*STORED DATA*

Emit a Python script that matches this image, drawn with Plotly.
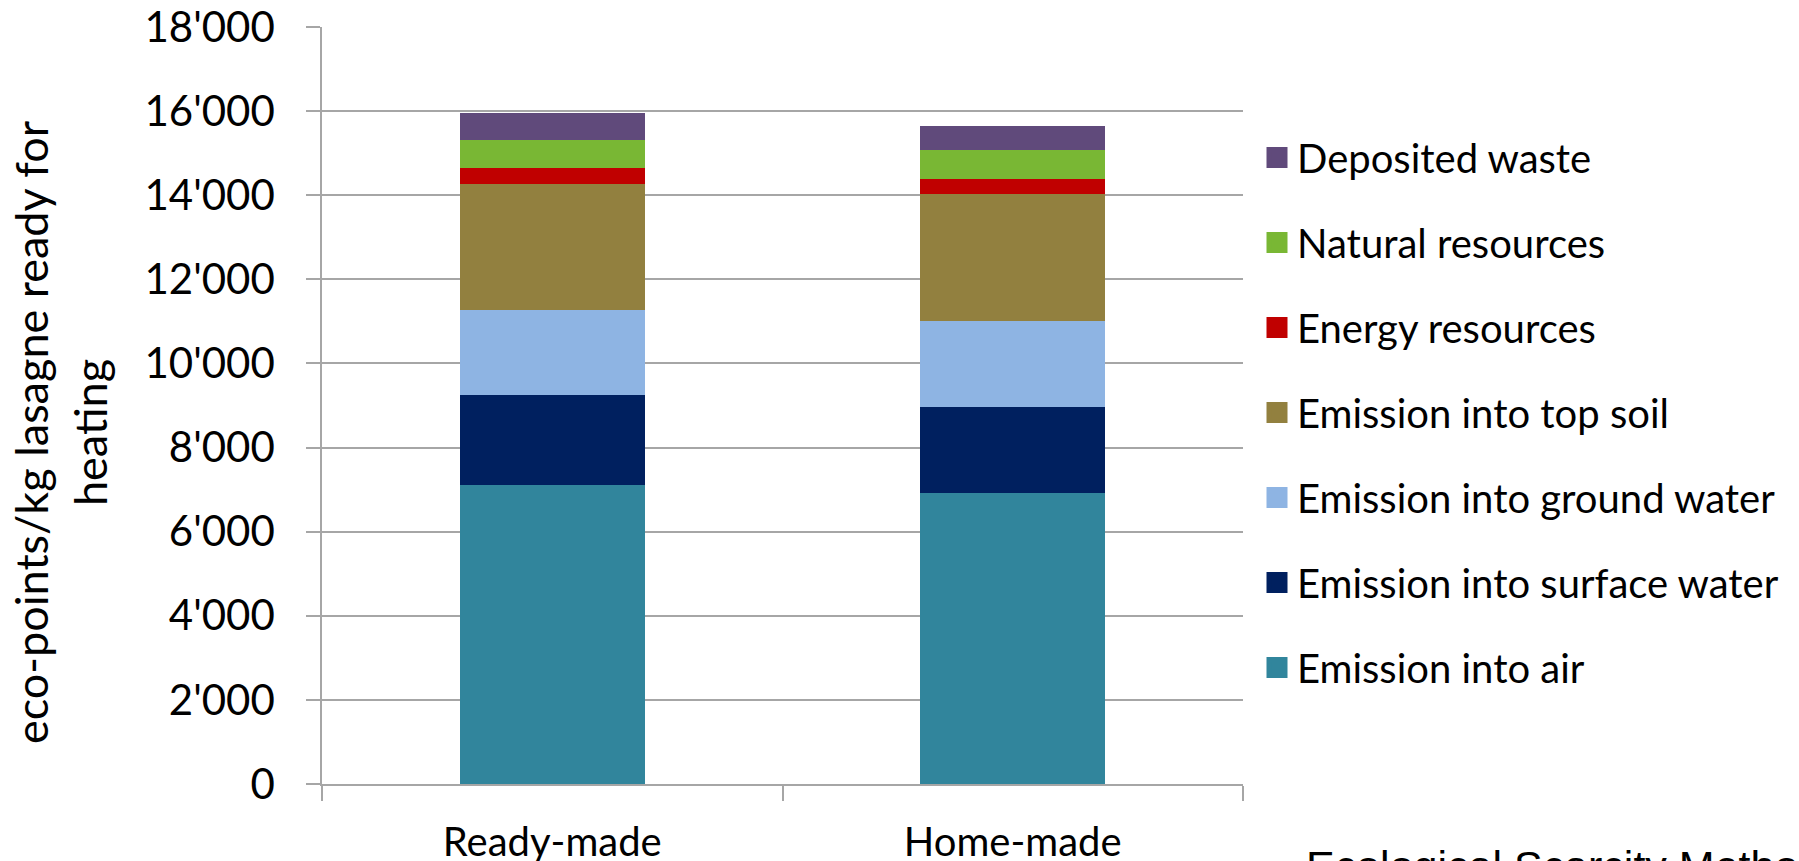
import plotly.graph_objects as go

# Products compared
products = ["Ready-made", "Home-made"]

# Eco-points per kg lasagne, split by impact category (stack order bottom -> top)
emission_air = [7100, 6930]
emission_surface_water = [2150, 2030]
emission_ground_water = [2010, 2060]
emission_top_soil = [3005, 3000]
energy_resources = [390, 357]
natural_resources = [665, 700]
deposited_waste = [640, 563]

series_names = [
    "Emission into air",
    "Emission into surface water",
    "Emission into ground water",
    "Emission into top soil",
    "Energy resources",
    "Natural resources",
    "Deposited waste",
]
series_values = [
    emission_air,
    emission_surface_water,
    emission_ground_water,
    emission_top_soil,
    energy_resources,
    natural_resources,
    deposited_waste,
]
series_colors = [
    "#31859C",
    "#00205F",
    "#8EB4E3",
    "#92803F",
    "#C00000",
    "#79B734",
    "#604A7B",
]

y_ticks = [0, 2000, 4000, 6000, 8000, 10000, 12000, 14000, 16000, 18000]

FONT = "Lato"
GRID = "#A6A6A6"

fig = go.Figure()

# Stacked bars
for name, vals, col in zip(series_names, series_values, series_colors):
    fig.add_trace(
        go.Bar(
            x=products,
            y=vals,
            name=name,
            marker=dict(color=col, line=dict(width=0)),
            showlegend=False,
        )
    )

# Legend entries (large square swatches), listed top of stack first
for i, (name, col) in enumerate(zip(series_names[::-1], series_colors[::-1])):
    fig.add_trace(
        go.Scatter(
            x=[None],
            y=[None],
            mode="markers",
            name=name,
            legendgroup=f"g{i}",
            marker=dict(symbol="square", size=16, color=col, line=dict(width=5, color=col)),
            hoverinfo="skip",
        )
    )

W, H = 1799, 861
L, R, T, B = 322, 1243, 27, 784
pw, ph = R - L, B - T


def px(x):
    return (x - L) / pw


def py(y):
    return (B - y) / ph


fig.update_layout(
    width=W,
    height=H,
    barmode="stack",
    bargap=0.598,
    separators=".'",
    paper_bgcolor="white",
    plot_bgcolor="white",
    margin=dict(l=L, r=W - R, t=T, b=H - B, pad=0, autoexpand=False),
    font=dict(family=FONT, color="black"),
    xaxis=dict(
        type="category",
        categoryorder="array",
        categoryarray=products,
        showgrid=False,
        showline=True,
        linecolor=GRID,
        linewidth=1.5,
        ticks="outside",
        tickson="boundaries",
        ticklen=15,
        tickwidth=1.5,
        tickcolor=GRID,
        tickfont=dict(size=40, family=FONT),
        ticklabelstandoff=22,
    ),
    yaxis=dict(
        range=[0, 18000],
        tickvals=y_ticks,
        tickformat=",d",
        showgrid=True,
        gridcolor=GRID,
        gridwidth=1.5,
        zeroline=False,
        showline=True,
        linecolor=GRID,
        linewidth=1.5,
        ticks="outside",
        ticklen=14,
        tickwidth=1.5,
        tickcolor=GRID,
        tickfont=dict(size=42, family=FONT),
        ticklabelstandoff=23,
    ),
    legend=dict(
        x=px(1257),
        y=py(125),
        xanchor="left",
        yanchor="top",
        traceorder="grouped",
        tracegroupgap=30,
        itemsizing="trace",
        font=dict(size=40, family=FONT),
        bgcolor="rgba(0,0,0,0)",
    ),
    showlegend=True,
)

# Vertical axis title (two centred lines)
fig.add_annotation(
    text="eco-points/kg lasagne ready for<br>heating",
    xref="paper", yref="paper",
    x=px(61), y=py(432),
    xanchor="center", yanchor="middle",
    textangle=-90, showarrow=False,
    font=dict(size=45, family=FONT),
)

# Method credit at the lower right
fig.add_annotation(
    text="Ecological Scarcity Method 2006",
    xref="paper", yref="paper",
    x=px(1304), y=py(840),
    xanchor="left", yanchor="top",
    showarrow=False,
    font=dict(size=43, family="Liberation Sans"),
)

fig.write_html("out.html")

*DIRECTIONS*
Omit the pictures, then repeat exactly each line from the beginning of the listing through the line with "return (B - y) / ph".

*THE ANSWER*
Emit a Python script that matches this image, drawn with Plotly.
import plotly.graph_objects as go

# Products compared
products = ["Ready-made", "Home-made"]

# Eco-points per kg lasagne, split by impact category (stack order bottom -> top)
emission_air = [7100, 6930]
emission_surface_water = [2150, 2030]
emission_ground_water = [2010, 2060]
emission_top_soil = [3005, 3000]
energy_resources = [390, 357]
natural_resources = [665, 700]
deposited_waste = [640, 563]

series_names = [
    "Emission into air",
    "Emission into surface water",
    "Emission into ground water",
    "Emission into top soil",
    "Energy resources",
    "Natural resources",
    "Deposited waste",
]
series_values = [
    emission_air,
    emission_surface_water,
    emission_ground_water,
    emission_top_soil,
    energy_resources,
    natural_resources,
    deposited_waste,
]
series_colors = [
    "#31859C",
    "#00205F",
    "#8EB4E3",
    "#92803F",
    "#C00000",
    "#79B734",
    "#604A7B",
]

y_ticks = [0, 2000, 4000, 6000, 8000, 10000, 12000, 14000, 16000, 18000]

FONT = "Lato"
GRID = "#A6A6A6"

fig = go.Figure()

# Stacked bars
for name, vals, col in zip(series_names, series_values, series_colors):
    fig.add_trace(
        go.Bar(
            x=products,
            y=vals,
            name=name,
            marker=dict(color=col, line=dict(width=0)),
            showlegend=False,
        )
    )

# Legend entries (large square swatches), listed top of stack first
for i, (name, col) in enumerate(zip(series_names[::-1], series_colors[::-1])):
    fig.add_trace(
        go.Scatter(
            x=[None],
            y=[None],
            mode="markers",
            name=name,
            legendgroup=f"g{i}",
            marker=dict(symbol="square", size=16, color=col, line=dict(width=5, color=col)),
            hoverinfo="skip",
        )
    )

W, H = 1799, 861
L, R, T, B = 322, 1243, 27, 784
pw, ph = R - L, B - T


def px(x):
    return (x - L) / pw


def py(y):
    return (B - y) / ph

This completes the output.